My mind was also wondering how it happened…after all, it’s really not easy to fall off of a ship, or at least not any cruise ship I’ve been on, and I’ve been on at least one from Carnival, Disney, Royal Caribbean and Princess Cruise Lines. There are high handrails and, sure, you could climb up them and probably fall overboard with the right gust of wind, but everyone is told in safety briefings the very first day on the ship that climbing the railings is not permitted. Sitting on your balcony railings (if you have a room with a balcony) is also not allowed. Of course, as a mother, I’ve worried that my children might not be careful, but it’s a danger we are all well aware of when cruising. We take extra precautions. So, in this case, I couldn’t help but worry about who had gone overboard…was it a child? Was it someone who maybe had too much to drink on this day at sea? Could someone have been pushed? Surely it wasn’t windy enough today to have blown someone off the ship (the previous days had been extremely windy, and they’d even roped off the area where we were sitting today, but this day was much milder than those).

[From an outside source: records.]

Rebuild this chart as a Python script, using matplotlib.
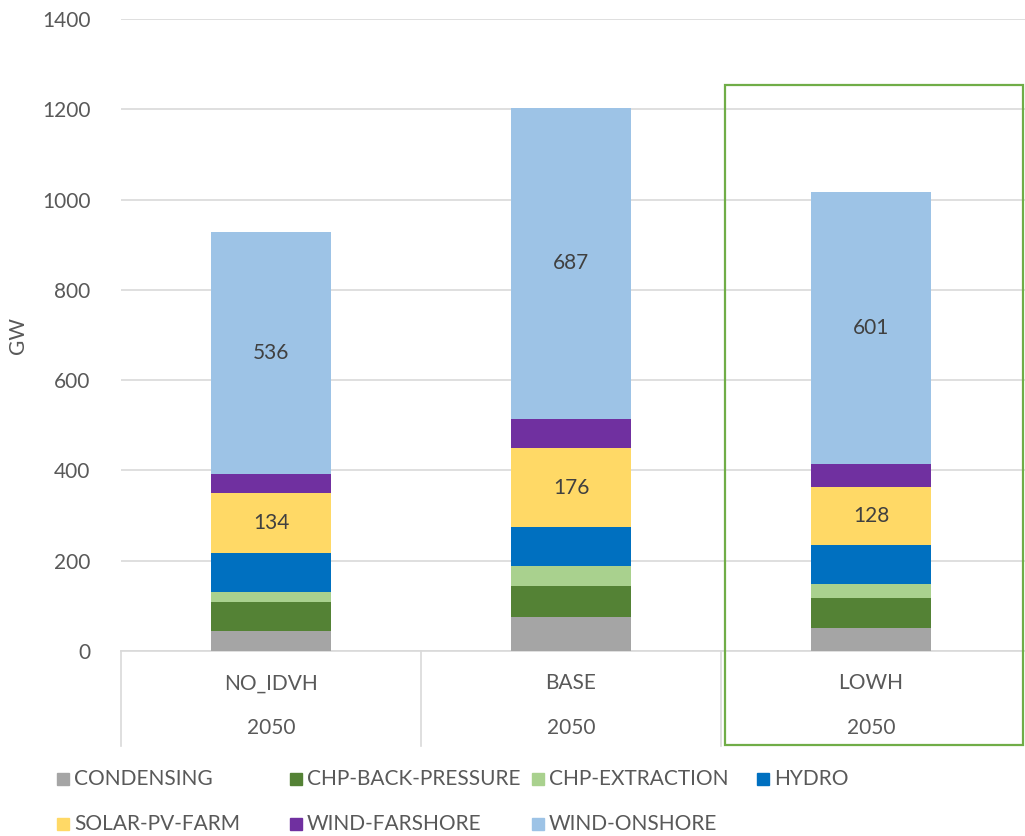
import numpy as np
import matplotlib.pyplot as plt
from matplotlib.patches import Rectangle
from matplotlib.transforms import blended_transform_factory

plt.rcParams['font.family'] = ['Lato', 'DejaVu Sans']

scenarios = ['NO_IDVH', 'BASE', 'LOWH']
years = ['2050', '2050', '2050']
techs = ['CONDENSING', 'CHP-BACK-PRESSURE', 'CHP-EXTRACTION', 'HYDRO',
         'SOLAR-PV-FARM', 'WIND-FARSHORE', 'WIND-ONSHORE']
colors = ['#A5A5A5', '#548235', '#A9D18E', '#0070C0',
          '#FFD966', '#7030A0', '#9DC3E6']

# installed capacity, GW
condensing = [44, 75, 50]
chp_bp = [64, 70, 67]
chp_ext = [23, 43, 31]
hydro = [86, 86, 87]
solar = [134, 176, 128]
farshore = [42, 65, 52]
onshore = [536, 687, 601]
labelled = {'SOLAR-PV-FARM', 'WIND-ONSHORE'}

series = [condensing, chp_bp, chp_ext, hydro, solar, farshore, onshore]

txt = '#595959'
W, H = 1025, 836
fig = plt.figure(figsize=(W / 100, H / 100), dpi=100)
ax = fig.add_axes([121 / W, (H - 651) / H, 904 / W, 632 / H])

x = np.arange(len(scenarios))
bottom = np.zeros(len(scenarios))
for name, vals, c in zip(techs, series, colors):
    vals = np.array(vals, dtype=float)
    ax.bar(x, vals, 0.4, bottom=bottom, color=c, label=name, zorder=3)
    if name in labelled:
        for xi, b, v in zip(x, bottom, vals):
            ax.text(xi, b + v / 2, f'{v:.0f}', ha='center', va='center',
                    fontsize=15, color='#404040', zorder=4)
    bottom += vals

ax.set_xlim(-0.5, 2.513)
ax.set_ylim(0, 1400)
ax.set_yticks(range(0, 1401, 200))
ax.yaxis.grid(True, color='#D9D9D9', lw=1.2, zorder=0)
ax.tick_params(axis='y', length=0, labelsize=15, labelcolor=txt, pad=22)
ax.set_xticks([])
for s in ['top', 'right', 'left']:
    ax.spines[s].set_visible(False)
ax.spines['bottom'].set_color('#D9D9D9')
ax.spines['bottom'].set_linewidth(1.2)
ax.set_ylabel('GW', fontsize=15, color=txt)
ax.yaxis.set_label_coords(-93 / 904, 0.5)

# two-level category axis
tr = blended_transform_factory(ax.transData, ax.transAxes)
for xi, sc, yr in zip(x, scenarios, years):
    ax.text(xi, -0.051, sc, transform=tr, ha='center', va='center',
            fontsize=15, color=txt)
    ax.text(xi, -0.122, yr, transform=tr, ha='center', va='center',
            fontsize=15, color=txt)
for xs in [-0.5, 0.5, 1.5]:
    ax.plot([xs, xs], [0, -0.15], transform=tr, color='#D9D9D9', lw=1.2,
            clip_on=False)

# highlight box around the last scenario
ax.add_patch(Rectangle((1.513, -0.149), 0.994, 0.896 + 0.149, transform=tr,
                       fill=False, edgecolor='#70AD47', lw=1.6,
                       clip_on=False, zorder=5))

# legend laid out row by row, four slots per row
col_x = [57, 290, 532, 757]
row_y = [779, 824]
for i, (name, c) in enumerate(zip(techs, colors)):
    px, py = col_x[i % 4], row_y[i // 4]
    fig.patches.append(Rectangle((px / W, (H - py - 6) / H), 12 / W, 12 / H,
                                 transform=fig.transFigure, color=c))
    fig.text((px + 17) / W, (H - py) / H, name, ha='left', va='center',
             fontsize=15, color=txt)

fig.savefig('out.png', dpi=100)
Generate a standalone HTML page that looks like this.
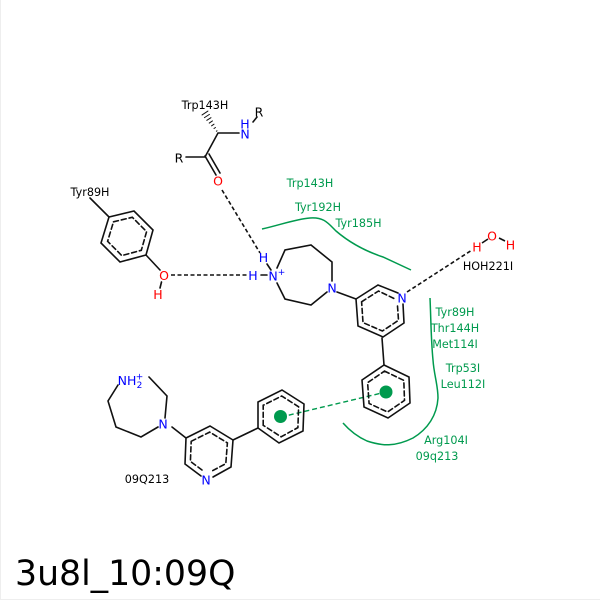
<!DOCTYPE html>
<html><head><meta charset="utf-8"><style>
html,body{margin:0;padding:0;background:#fff}
svg{display:block}
text{font-family:"DejaVu Sans",sans-serif;font-size:11.2px;text-anchor:middle}
.a{font-size:12.5px}
.g{fill:#009a4e}.k{fill:#000}.b{fill:#0000ff}.r{fill:#ff0000}
</style></head><body>
<svg width="600" height="600" viewBox="0 0 600 600" xmlns="http://www.w3.org/2000/svg">
<rect width="600" height="600" fill="#fff"/>
<path d="M0.5 0V599.5H600" fill="none" stroke="#eee" stroke-width="1"/>

<!-- green contours -->
<g fill="none" stroke="#009a4e" stroke-width="1.5">
<path d="M262 229C280 225 296 219 310 218C324 217 328 223 336 231C350 243 365 251 383 257L411 270"/>
<path d="M430 298C431 320 431 340 433 360C434 375 438 385 438 398C437 415 428 429 413 438C395 447 382 446 367 441C358 437 350 431 343 423"/>
<line x1="281" y1="417" x2="386" y2="392" stroke-dasharray="5 3" stroke-width="1.4"/>
</g>
<circle cx="386" cy="392" r="6.5" fill="#009a4e"/>
<circle cx="280.500" cy="416.500" r="6.5" fill="#009a4e"/>

<!-- black bonds -->
<g fill="none" stroke="#111" stroke-width="1.6" stroke-linecap="round">
<path d="M239 133H218L205 157H186"/>
<path d="M205 156L216 175M209 154L220 173"/>
<path d="M253 122L257 117"/>
<g stroke-width="1">
<line x1="216.400" y1="131.200" x2="217" y2="130.800"/>
<line x1="214" y1="128.500" x2="215.500" y2="127.500"/>
<line x1="211.600" y1="125.800" x2="214" y2="124.200"/>
<line x1="209.250" y1="123.050" x2="212.450" y2="120.950"/>
<line x1="206.840" y1="120.350" x2="210.960" y2="117.650"/>
<line x1="204.450" y1="117.640" x2="209.450" y2="114.360"/>
<line x1="202.060" y1="114.930" x2="207.940" y2="111.070"/>
</g>

<!-- Tyr89H -->
<path d="M90 198L109 217L134 211L153 230L146 255L120 262L101 243L109 217"/>
<path d="M146 255L160 270"/>
<path d="M113.500 221.800L132.300 217.300L146.600 231.600L141.300 250.300L121.800 255.600L107.600 241.300Z" stroke-dasharray="5 3"/>
<path d="M161.500 282L160 288"/>

<!-- diazepane top -->
<path d="M277 268L285 250L311 245L332 262L332 281"/>
<path d="M327 292L311 305L285 299L277 283"/>
<path d="M267 264L271 270M261 275H267"/>
<path d="M337 292L356 299"/>

<!-- pyridine top -->
<path d="M398 293L378 285L356 299L358 326L383 337L404 323L403 304"/>
<path d="M361.600 301.800L378.500 291L395 299M397.500 306L398.500 320.300L382.400 331L363 322.600L361.600 301.800" stroke-dasharray="5 3"/>
<path d="M382 338L384 365"/>

<!-- phenyl right -->
<path d="M384 365L409 377L410 403L388 418L364 407L362 380Z"/>
<path d="M384.500 371.100L403.800 380.400L404.500 400.400L387.600 412L369.100 403.500L367.600 382.700Z" stroke-dasharray="5 3"/>

<!-- lower diazepane -->
<path d="M149 377L167 396L165 418M158 427L141 437L116 427L108 401L118 385"/>
<path d="M172 427L186 438"/>

<!-- lower pyridine -->
<path d="M186 438L210 426L233 440L231 467L213 477M201 476L185 464L186 438"/>
<path d="M191.200 441.300L209.700 432.100L227.400 442.900L225.800 463.700L212 471M202 470L190.400 461.400L191.200 441.300" stroke-dasharray="5 3"/>
<path d="M233 440L258 428"/>

<!-- lower phenyl -->
<path d="M258 428L258 402L282 390L304 404L303 431L279 443Z"/>
<path d="M263.200 425.300L263.200 405.300L281.700 396L298.600 406.800L297.900 427.600L281.100 436.800Z" stroke-dasharray="5 3"/>
</g>

<!-- hydrogen bonds -->
<g fill="none" stroke="#111" stroke-width="1.6" stroke-dasharray="4 2.500">
<line x1="222" y1="190" x2="260" y2="253"/>
<line x1="171" y1="275" x2="247" y2="275"/>
<line x1="407" y1="292" x2="472" y2="250"/>
</g>
<g fill="none" stroke="#111" stroke-width="1.6">
<path d="M482 243L488 239M499 238L505 241"/>
</g>

<!-- labels -->
<text class="k" x="205" y="109">Trp143H</text>
<text class="k a" x="259" y="116.500">R</text>
<text class="b a" x="245" y="128.500">H</text>
<text class="b a" x="245" y="138.500">N</text>
<text class="k a" x="179" y="162.500">R</text>
<text class="r a" x="218" y="185.500">O</text>
<text class="k" x="90" y="196">Tyr89H</text>
<text class="r a" x="164" y="280">O</text>
<text class="r a" x="158" y="299">H</text>
<text class="b a" x="263.500" y="262">H</text>
<text class="b a" x="253" y="280">H</text>
<text class="b a" x="273" y="280.500">N</text>
<text class="b" x="281.500" y="275" style="font-size:9px">+</text>
<text class="b a" x="332" y="292.500">N</text>
<text class="b a" x="402" y="302.500">N</text>
<text class="r a" x="477" y="251.500">H</text>
<text class="r a" x="492" y="240.500">O</text>
<text class="r a" x="510.500" y="249.500">H</text>
<text class="k" x="488" y="270">HOH221I</text>

<text class="g" x="310" y="187">Trp143H</text>
<text class="g" x="318" y="211">Tyr192H</text>
<text class="g" x="358.500" y="227">Tyr185H</text>
<text class="g" x="455" y="316">Tyr89H</text>
<text class="g" x="455" y="332">Thr144H</text>
<text class="g" x="455" y="348">Met114I</text>
<text class="g" x="463" y="372">Trp53I</text>
<text class="g" x="463" y="388">Leu112I</text>
<text class="g" x="446" y="444">Arg104I</text>
<text class="g" x="437" y="460">09q213</text>

<text class="b a" x="127" y="385">NH</text>
<text class="b" x="139.500" y="388" style="font-size:9px">2</text>
<text class="b" x="139.500" y="379.500" style="font-size:9px">+</text>
<text class="b a" x="163" y="428.500">N</text>
<text class="b a" x="206" y="484.500">N</text>
<text class="k" x="147" y="483">09Q213</text>

<text x="15" y="585" style="font-size:34.700px;text-anchor:start;fill:#000">3u8l_10:09Q</text>
</svg>
</body></html>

Standing by the railing at the top deck during this emergency, it didn’t take long for someone to point to a bright orange life preserver floating in the water a good distance from the boat. At that point, the crew had already started to turn the ship around in an attempt to go back and search for the person in need. Or, maybe, to pick them up…at least that’s what I was hoping. But, the sight of the floating object made me hopeful that the person in need was holding on for dear life—just waiting to be rescued.
A small boat was launched into the water with what looked like half a dozen crew members on it as the ship made its way in the direction of the small orange float. It was clearly not going to be a quick journey, so I went to my room to grab my camera with the longer lens, thinking it might serve as a set of binoculars for me, making it easier to see into the distance clearly. I had plenty of time to go to my room several floors down and on the opposite side of the ship. When I made my way back up to a spot that felt like it offered a better view, our boat and the life preserver were still a good distance apart. I offered my camera to crew members, thinking they might have a better idea of what to look for—and where, but was told they had it handled at the captain’s bridge (where they pretty much control the ship and have all the tools for these kinds of emergencies).
After what seemed like an eternity, and was probably closer to 10 to 30 minutes (I wasn’t watching a clock), our ship was within a football field’s distance of the life preserver and it was clear, there wasn’t someone holding on to it. My heart sank.
The crew on the rescue boat motored over to the small, orange, circular float, scooping it out of the water, while the rest of us watched from above.
At this point, stories started circulating around the ship. One crew member told me he thought someone might have just thrown the life preserver off the boat—as a hoax—but the crew was required to treat it seriously. He said it was his first situation involving a case like this in his three years of working on the ship, beyond the drills they held to train for such an emergency. Another crew member, someone who was part of the entertainment staff, told me it was not a hoax, that he was told someone did physically see someone go overboard. But he didn’t know much more than that.
Some more time passed and the crew announced we’d all need to get our room keys (which also served as an identification of sorts, connected with a digital photo of each passenger) and report to a certain section of the ship. It was all very orderly, with them calling for us floor by floor, based on our room assignments. We realized this was a process of elimination of sorts, so that they could see who was not on the ship, possibly to confirm who was missing, if anyone truly was gone. Once we checked in, we could go back to whatever we were doing, and at this point, most people had gone back to their fun. I was intrigued by the entire procedure, and at this point, wondering why more rescue boats weren’t out in the water looking for our missing person. I’d been told that the Coast Guard had been called, and ultimately, we did see a plane flying past the ship in a clear pattern, searching the water for what must have seemed like a needle in a haystack.
We heard multiple announcements after every floor had checked in, with the crew asking for specific people to report to check-in. The assumption there was those folks had missed the announcement for whatever reason and the crew needed to locate them to confirm they were safe and sound.
After several hours had passed, the captain came over the intercom and announced ‘there was not a missing person on the ship’, and we would be on our way again. Because I’m a word person, I remember thinking that wasn’t really an all clear, at least not in my opinion (call me a skeptic, or jaded, but I would have felt better hearing ‘we have accounted for all passengers and crew’), but everyone seemed to take the announcement for what it was intended and relaxed back into their vacation routine with a sigh of relief.
There wasn’t mass confusion, or panic, or hysteria by any means. There were a lot of people who wanted to help—who cooperated in every way with the staff’s requests during the search.
The entire experience certainly made our ‘day at sea’ (that’s what they call your days on the cruise ship when you don’t have a stop at any port) less relaxing than most of us would have liked, but it was comforting to know so much energy would be invested in searching for someone who really did end up overboard.
Will this experience change my desire to cruise again? Absolutely not. We are already eager to go again and believe we are in good hands. We understand accidents can happen, and we’d love to see cruise lines install systems that would let them know for certain if someone fell overboard, but in the meantime, based on our experience, believe this is still a great choice for family fun.